This is me. Robin Nathania Mathes Peacher Landry. However, at the time that this picture was taken, my name was simply, Robin Nathania (pronounced by my family as “nuh-than-ee-yuh”, which I hated and decided to change to “na-tahn-ya” when I realized that it was my name, and I could say it any way that made me happy) Mathes. This photo was probably taken some time between January 9 and January 16, 1963. I use those weirdly specific dates because it appears to be my hospital photo, the hospital bracelet on my left wrist and the fact that I found the photo among my mother’s things after she died in a folder with my hospital birth certificate, complete with sketch of the hospital where I was born and my vital statistics on one side and my inky baby footprints on the other.
I was born on Tuesday, January 8, 1963, and in those days, moms and their babies were allowed to hang out in the hospital maternity ward for a week (or even more in the case of a C-section) instead of like today, where moms and babies are usually lucky if they get a full 24 hours before being issued the American healthcare system’s equivalent of last call (“You don’t have to go home, but you can’t stay here!)
So, I was the second daughter of Robert Nathaniel and Carcelia “Jay” Mathes. I have one sister, Caryn, who is 8 years older (I was born just 2 days before her 8th birthday) and another sister, Michele, who is 2 and ½ years younger. It was my great-grandmother, Lula Tinsley Stewart, born in 1889, who recounted the first completely ridiculous random question about me from a member of white society at large.

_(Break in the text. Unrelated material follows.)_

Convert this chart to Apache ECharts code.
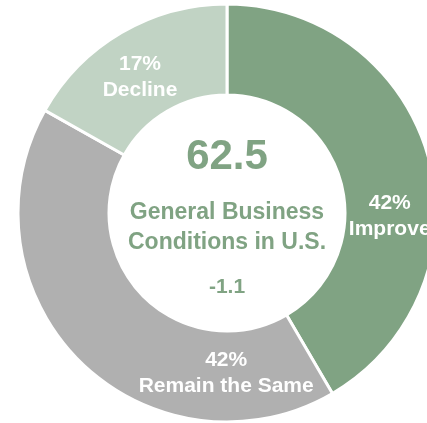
<!DOCTYPE html>
<html>
<head>
<meta charset="utf-8">
<script src="https://cdn.jsdelivr.net/npm/echarts@6/dist/echarts.min.js"></script>
<style>
  html, body { margin: 0; padding: 0; background: #fff; }
  #chart { width: 427px; height: 423px; }
</style>
</head>
<body>
<div id="chart"></div>
<script>
// survey answers, clockwise from 12 o'clock
const categories = ['Improve', 'Remain the Same', 'Decline']
const shares = [42, 42, 17]
const sliceColors = ['#80a383', '#b0b0b0', '#c1d3c4']

// text in the hole
const headline = '62.5'
const subtitle = ['General Business', 'Conditions in U.S.']
const change = '-1.1'

// labels were nudged by hand in the original
const labelShift = [[2, 47], [116, 42], [-3, 8]]

const green = '#80a383'
const font = 'Liberation Sans, Arial, sans-serif'

const chart = echarts.init(document.getElementById('chart'), null, { renderer: 'canvas' })

chart.setOption({
  animation: false,
  color: sliceColors,
  series: [
    {
      type: 'pie',
      center: [227, 213],
      radius: [118, 209],
      startAngle: 90,
      clockwise: true,
      avoidLabelOverlap: false,
      itemStyle: { borderColor: '#fff', borderWidth: 3 },
      label: {
        show: true,
        position: 'inside',
        formatter: '{c}%\n{b}',
        color: '#fff',
        fontFamily: font,
        fontWeight: 'bold',
        fontSize: 21,
        lineHeight: 26,
      },
      labelLine: { show: false },
      labelLayout: p => ({ dx: labelShift[p.dataIndex][0], dy: labelShift[p.dataIndex][1] }),
      emphasis: { disabled: true },
      data: categories.map((name, i) => ({ name, value: shares[i] })),
    },
  ],
  graphic: [
    {
      type: 'text', x: 227, y: 157,
      style: { text: headline, fill: green, font: `bold 42px ${font}`, align: 'center', verticalAlign: 'middle' },
    },
    {
      type: 'text', x: 227, y: 228,
      style: {
        text: subtitle.join('\n'), fill: green, font: `bold 23px ${font}`, lineHeight: 30,
        align: 'center', verticalAlign: 'middle',
      },
    },
    {
      type: 'text', x: 227, y: 287,
      style: { text: change, fill: green, font: `bold 21px ${font}`, align: 'center', verticalAlign: 'middle' },
    },
  ],
})
</script>
</body>
</html>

Probably near the time this photo was taken, Grandma Lula had some to visit and was holding me while my mother and grandmother (her granddaughter and daughter, respectively) were shopping. Even in the black and white photo, it’s pretty obvious that my skin tone is decidedly lighter than Grandma Lula’s, (a gift from my father’s Irish ancestors, according to Ancestry.com DNA testing). Also, I possessed exceptionally “chubby” cheeks, which, although almost universally considered cute on babies of all varieties, had the unfortunate effect of giving my eyes a somewhat “squinty” appearance and it was this that prompted a white woman to approach Grandma Lula and inquire, (supposing my great-grandmother to be the nanny, I guess), “Is that a little ‘Jap baby’ that your employers adopted?” Oh my…cringeworthy on so many levels.

This was about 18 years after the end of World War II, so, one would think that the term “Jap baby” should have fallen out of fashion by then. Additionally, by the summer of 1963, any war orphans from either Japan in World War II or Korea circa 1950, would have all been teenagers by that point so the premise behind the inquiry was clearly flawed from the start. Finally, to assume that a well-dressed elderly black woman simply had to be an employee of wealthy white people, could have been reason alone for Grandma Lula to, in modern parlance, “go off.” By all accounts, however, Grandma Lula simply smiled sweetly, and replied, “No, she’s not,” before walking away. I always like to imagine, however, that with her Kentucky upbringing, she also murmured, “And bless your little racist heart” under her breath as she did so.